Would like to make a virtual Graph to hive 1.1 using the stardog server accesses hive through a secure ha_proxy to a hive jdbc port on the remote Hadoop cluster
stardog studio -> stardog server -> ha_proxy -> hive Hadoop cluster
To get the stardog server to access hive, putting the recommend hive-jdbc-2.3.2.jar into an external directory, did not work. Instead I copied all the hive files from the Hadoop server to the Stardog external directory
The hive jdbc jar might be:
hive-jdbc-1.1.0-cdh5.9.0.jar
The virtual graph mapping definition Loaded
PREFIX : <http://test.akamai.com/location/entities#>
PREFIX i: <http://test.akamai.com/location/entities#>
PREFIX loc: <http://test.akamai.com/location#>
PREFIX owl: <http://www.w3.org/2002/07/owl#>
PREFIX rdf: <http://www.w3.org/1999/02/22-rdf-syntax-ns#>
PREFIX rdfs: <http://www.w3.org/2000/01/rdf-schema#>
PREFIX stardog: <tag:stardog:api:>
PREFIX xsd: <http://www.w3.org/2001/XMLSchema#>
# Simple mapping to make Metro instances from a hive table with only 725 rows
MAPPING :TestMetro
FROM SQL {
SELECT * FROM metros
}
TO {
?metro a loc:Metro .
?country a loc:Country .
?continent a loc:Continent .
?metro loc:LocatedIn ?country .
?country loc:LocatedIn ?continent .
}
WHERE {
BIND(template("http://test.akamai.com/location/entities#Metro_{metro}") as ?metro)
BIND(template("http://test.akamai.com/location/entities#Country_{country}") as ?country)
BIND(template("http://test.akamai.com/location/entities#Continent_{continent}") as ?continent)
}
But a more complicated Query does NOT work , because the Stardog generated SQL query is not valid:
Caused by: org.apache.hive.service.cli.HiveSQLException: Error while compiling statement: FAILED: SemanticException [Error 10001]: Line 5:11 Table not found 'pp'
Here is the /opt/startdog/data/stardog.log output Stardog_hive.log (9.8 KB)
Thanks for the query plan and the log. I'm assuming you've made locatedIn a transitive property and executed this query with reasoning? The reason for the error is that Stardog uses recursive CTE in SQL to answer queries for transitive properties. Hive doesn't support recursive CTE and thus fails on this query.
Is there a work around? like use generic SQL instead of Hive?
Is there any documentation on the restrictions of virtual graphs?
For example, how do you support transitive property for Non-SQL db, or limited/read only SQL-like, such as Clickhouse, Presto
I would like to show the power of has_a relationship, which uses the transitive property.

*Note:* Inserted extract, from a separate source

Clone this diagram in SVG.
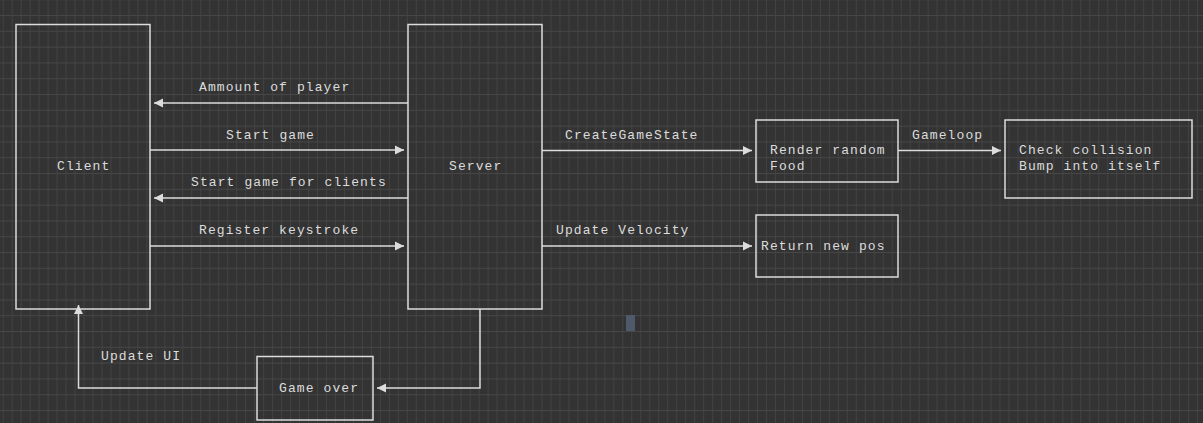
<svg xmlns="http://www.w3.org/2000/svg" width="1203" height="423" viewBox="0 0 1203 423">
  <style>
    .box { fill: none; stroke: #dcdcdc; stroke-width: 1.5; }
    .edge { fill: none; stroke: #dcdcdc; stroke-width: 1.5; }
    .t { font-family: "Liberation Mono", "Courier New", monospace; font-size: 13px; letter-spacing: 1.1px; fill: #dcdcdc; }
  </style>
  <defs>
    <pattern id="grid" patternUnits="userSpaceOnUse" x="2.7" y="15" width="8.98" height="15.8">
      <rect x="0" y="0" width="8.98" height="15.8" fill="#333333"/>
      <rect x="0" y="0" width="1" height="15.8" fill="#424242"/>
      <rect x="0" y="0" width="8.98" height="1" fill="#464646"/>
    </pattern>
    <marker id="arr" markerUnits="userSpaceOnUse" markerWidth="10" markerHeight="10" refX="9" refY="5" orient="auto">
      <path d="M0,0.5 L9,5 L0,9.5 z" fill="#dcdcdc"/>
    </marker>
  </defs>
  <rect width="1203" height="423" fill="url(#grid)"/>
  <rect x="626" y="315" width="9" height="16" fill="#4e5a6a"/>

  <g id="connectors">
    <line class="edge" x1="408" y1="103" x2="154" y2="103" marker-end="url(#arr)"/>
    <line class="edge" x1="150" y1="150" x2="404" y2="150" marker-end="url(#arr)"/>
    <line class="edge" x1="408" y1="198" x2="154" y2="198" marker-end="url(#arr)"/>
    <line class="edge" x1="150" y1="246" x2="404" y2="246" marker-end="url(#arr)"/>
    <line class="edge" x1="542" y1="150.5" x2="752" y2="150.5" marker-end="url(#arr)"/>
    <line class="edge" x1="542" y1="246" x2="752" y2="246" marker-end="url(#arr)"/>
    <line class="edge" x1="898" y1="150.5" x2="1001" y2="150.5" marker-end="url(#arr)"/>
    <polyline class="edge" points="480,309 480,388 377,388" marker-end="url(#arr)"/>
    <polyline class="edge" points="257,388 78.5,388 78.5,305" marker-end="url(#arr)"/>
    <text class="t" x="199" y="91">Ammount of player</text>
    <text class="t" x="226" y="139">Start game</text>
    <text class="t" x="191" y="186">Start game for clients</text>
    <text class="t" x="199" y="234">Register keystroke</text>
    <text class="t" x="565" y="139">CreateGameState</text>
    <text class="t" x="556" y="234">Update Velocity</text>
    <text class="t" x="912" y="139">Gameloop</text>
    <text class="t" x="101" y="360">Update UI</text>
  </g>

  <g id="client">
    <rect class="box" x="16" y="24.5" width="134" height="284.5"/>
    <text class="t" x="57" y="170">Client</text>
  </g>
  <g id="server">
    <rect class="box" x="408" y="24.5" width="134" height="284.5"/>
    <text class="t" x="449" y="170">Server</text>
  </g>
  <g id="render-food">
    <rect class="box" x="756" y="120" width="142" height="62"/>
    <text class="t" x="770" y="154">Render random</text>
    <text class="t" x="770" y="170">Food</text>
  </g>
  <g id="check-collision">
    <rect class="box" x="1005" y="120" width="187" height="78"/>
    <text class="t" x="1019" y="154">Check collision</text>
    <text class="t" x="1019" y="170">Bump into itself</text>
  </g>
  <g id="return-pos">
    <rect class="box" x="756" y="215" width="142" height="62"/>
    <text class="t" x="761" y="250">Return new pos</text>
  </g>
  <g id="game-over">
    <rect class="box" x="257" y="356.5" width="116" height="63.5"/>
    <text class="t" x="279" y="392">Game over</text>
  </g>
</svg>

How about a work around where the transitive inference is done inside stardog and not in Hive?
Is there a way to define a "dumb" binding with indirection?

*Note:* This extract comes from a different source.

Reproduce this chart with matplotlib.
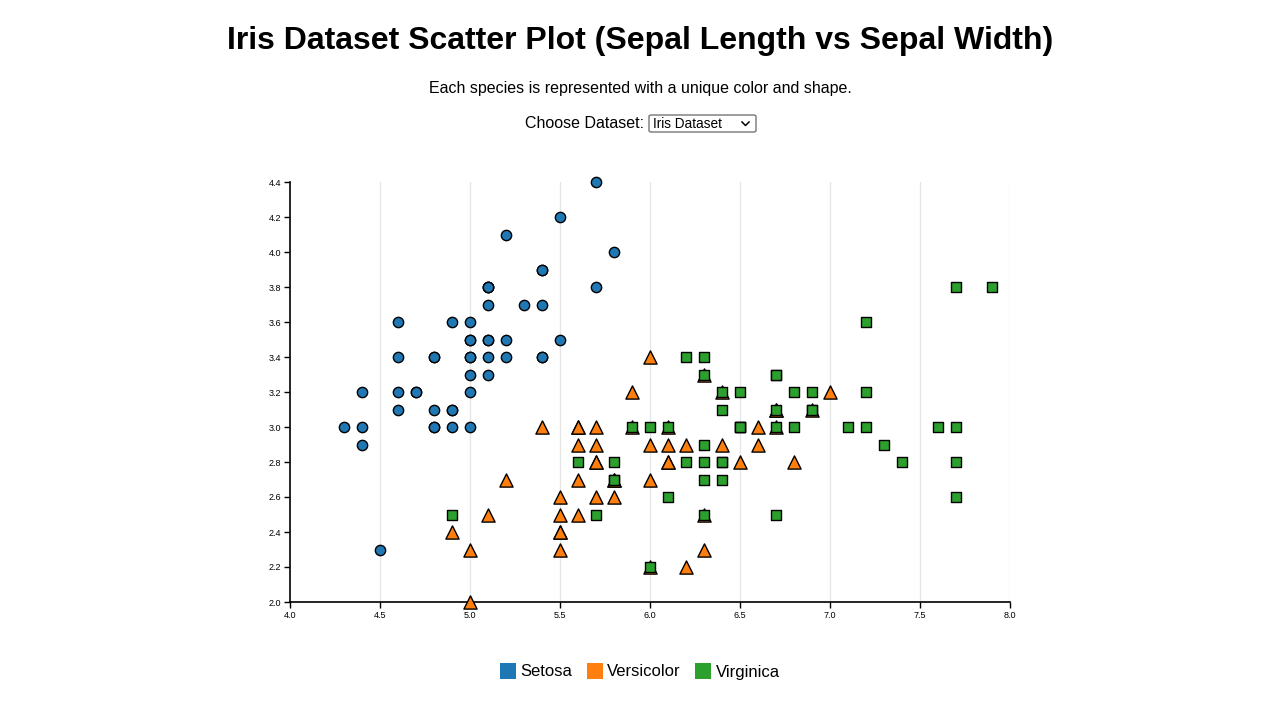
import matplotlib.pyplot as plt
from matplotlib.lines import Line2D
from matplotlib.patches import FancyBboxPatch

plt.rcParams['font.family'] = ['Liberation Sans', 'DejaVu Sans']

# sepal length / sepal width per species
setosa_x = [5.1, 4.9, 4.7, 4.6, 5.0, 5.4, 4.6, 5.0, 4.4, 4.9, 5.4, 4.8, 4.8, 4.3, 5.8, 5.7, 5.4, 5.1, 5.7, 5.1,
            5.4, 5.1, 4.6, 5.1, 4.8, 5.0, 5.0, 5.2, 5.2, 4.7, 4.8, 5.4, 5.2, 5.5, 4.9, 5.0, 5.5, 4.9, 4.4, 5.1,
            5.0, 4.5, 4.4, 5.0, 5.1, 4.8, 5.1, 4.6, 5.3, 5.0]
setosa_y = [3.5, 3.0, 3.2, 3.1, 3.6, 3.9, 3.4, 3.4, 2.9, 3.1, 3.7, 3.4, 3.0, 3.0, 4.0, 4.4, 3.9, 3.5, 3.8, 3.8,
            3.4, 3.7, 3.6, 3.3, 3.4, 3.0, 3.4, 3.5, 3.4, 3.2, 3.1, 3.4, 4.1, 4.2, 3.1, 3.2, 3.5, 3.6, 3.0, 3.4,
            3.5, 2.3, 3.2, 3.5, 3.8, 3.0, 3.8, 3.2, 3.7, 3.3]

versicolor_x = [7.0, 6.4, 6.9, 5.5, 6.5, 5.7, 6.3, 4.9, 6.6, 5.2, 5.0, 5.9, 6.0, 6.1, 5.6, 6.7, 5.6, 5.8, 6.2, 5.6,
                5.9, 6.1, 6.3, 6.1, 6.4, 6.6, 6.8, 6.7, 6.0, 5.7, 5.5, 5.5, 5.8, 6.0, 5.4, 6.0, 6.7, 6.3, 5.6, 5.5,
                5.5, 6.1, 5.8, 5.0, 5.6, 5.7, 5.7, 6.2, 5.1, 5.7]
versicolor_y = [3.2, 3.2, 3.1, 2.3, 2.8, 2.8, 3.3, 2.4, 2.9, 2.7, 2.0, 3.0, 2.2, 2.9, 2.9, 3.1, 3.0, 2.7, 2.2, 2.5,
                3.2, 2.8, 2.5, 2.8, 2.9, 3.0, 2.8, 3.0, 2.9, 2.6, 2.4, 2.4, 2.7, 2.7, 3.0, 3.4, 3.1, 2.3, 3.0, 2.5,
                2.6, 3.0, 2.6, 2.3, 2.7, 3.0, 2.9, 2.9, 2.5, 2.8]

virginica_x = [6.3, 5.8, 7.1, 6.3, 6.5, 7.6, 4.9, 7.3, 6.7, 7.2, 6.5, 6.4, 6.8, 5.7, 5.8, 6.4, 6.5, 7.7, 7.7, 6.0,
               6.9, 5.6, 7.7, 6.3, 6.7, 7.2, 6.2, 6.1, 6.4, 7.2, 7.4, 7.9, 6.4, 6.3, 6.1, 7.7, 6.3, 6.4, 6.0, 6.9,
               6.7, 6.9, 5.8, 6.8, 6.7, 6.7, 6.3, 6.5, 6.2, 5.9]
virginica_y = [3.3, 2.7, 3.0, 2.9, 3.0, 3.0, 2.5, 2.9, 2.5, 3.6, 3.2, 2.7, 3.0, 2.5, 2.8, 3.2, 3.0, 3.8, 2.6, 2.2,
               3.2, 2.8, 2.8, 2.7, 3.3, 3.2, 2.8, 3.0, 2.8, 3.0, 2.8, 3.8, 2.8, 2.8, 2.6, 3.0, 3.4, 3.1, 3.0, 3.1,
               3.1, 3.1, 2.7, 3.2, 3.3, 3.0, 2.5, 3.0, 3.4, 3.0]

species = ['Setosa', 'Versicolor', 'Virginica']
colors = ['#1f77b4', '#ff7f0e', '#2ca02c']
x_ticks = [4.0, 4.5, 5.0, 5.5, 6.0, 6.5, 7.0, 7.5, 8.0]
y_ticks = [2.0, 2.2, 2.4, 2.6, 2.8, 3.0, 3.2, 3.4, 3.6, 3.8, 4.0, 4.2, 4.4]

fig = plt.figure(figsize=(12.8, 7.16), dpi=100)
ax = fig.add_axes([290 / 1280, 1 - 602 / 716, 720 / 1280, 420 / 716])

ax.scatter(setosa_x, setosa_y, s=55, marker='o', c=colors[0], edgecolors='black', linewidths=1, zorder=3, clip_on=False)
ax.scatter(versicolor_x, versicolor_y, s=90, marker='^', c=colors[1], edgecolors='black', linewidths=1, zorder=3, clip_on=False)
ax.scatter(virginica_x, virginica_y, s=50, marker='s', c=colors[2], edgecolors='black', linewidths=1, zorder=3, clip_on=False)

ax.set_xlim(4.0, 8.0)
ax.set_ylim(2.0, 4.4)
ax.set_xticks(x_ticks)
ax.set_yticks(y_ticks)
ax.set_xticklabels(['%.1f' % v for v in x_ticks])
ax.set_yticklabels(['%.1f' % v for v in y_ticks])
ax.tick_params(labelsize=6.5, length=4.5, width=1, color='black', pad=2)
for v in x_ticks[1:]:
    ax.axvline(v, color='#e6e6e6', lw=1, zorder=1)
for side in ['top', 'right']:
    ax.spines[side].set_visible(False)
for side in ['left', 'bottom']:
    ax.spines[side].set_linewidth(1.2)
    ax.spines[side].set_zorder(2)

fig.text(0.5, 1 - 41 / 716, 'Iris Dataset Scatter Plot (Sepal Length vs Sepal Width)',
         ha='center', va='center', fontsize=23, fontweight='bold')
fig.text(0.5, 1 - 88 / 716, 'Each species is represented with a unique color and shape.',
         ha='center', va='center', fontsize=11.5)
fig.text(644 / 1280, 1 - 123 / 716, 'Choose Dataset:', ha='right', va='center', fontsize=11.5)

# dropdown box
box = FancyBboxPatch((649 / 1280, 1 - 132 / 716), 107 / 1280, 17 / 716,
                     boxstyle='round,pad=0,rounding_size=0.002', transform=fig.transFigure,
                     facecolor='white', edgecolor='#767676', lw=1)
fig.patches.append(box)
fig.text(653 / 1280, 1 - 124 / 716, 'Iris Dataset', ha='left', va='center', fontsize=9.8)
fig.add_artist(Line2D([742 / 1280, 745.5 / 1280, 749 / 1280], [1 - 122 / 716, 1 - 125.5 / 716, 1 - 122 / 716],
                      transform=fig.transFigure, color='black', lw=1.1))

handles = [Line2D([], [], marker='s', ls='', markersize=11, markerfacecolor=c, markeredgewidth=0)
               for c in colors]
fig.legend(handles, species, loc='center', bbox_to_anchor=(0.5, 1 - 672 / 716), ncol=3, frameon=False,
           fontsize=12, handlelength=0.9, handletextpad=0.3, columnspacing=0.9)

fig.savefig('out.png', dpi=100)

For example, the hive query would just return the "rawLocatedIn" relations without transitive property?
Then something transforms the returned raw_relationship to the real LocatedIn relationships, which have the transitive property.
Is there a pattern for moving inference into stardog?
We are planning to allow transparently querying transitive predicates over databases that don't support recursive SQL, but don't have a concrete timeline for implementing this feature. In the meantime, we recommend materializing the subset of the virtual graph into Stardog which supports this type of query.
So StarDog planner depends on SQL features that might not be supported by the SQL Server. I am surprised because working around constraints, seems to be a generic problem for a planner. The plans I looked at so far have some really clever parts.
Is there a way to mark SQL servers with constraint_properties like "supports_recursive_CTE", and then have StarDog fail with a warning when the constraints is not met?
That's certainly something we could (and should) be doing. We handle things similarly in a lot cases for upstream platform differences include SQL syntax deviations (LIMIT/FETCH is a big one), ability to join which is not supported in the general case in MongoDB or Cassandra, etc. When we implement this for recursive SQL / transitive properties, it will extend to evaluating the transitive property inside Stardog which requires additional round trips to the upstream data source.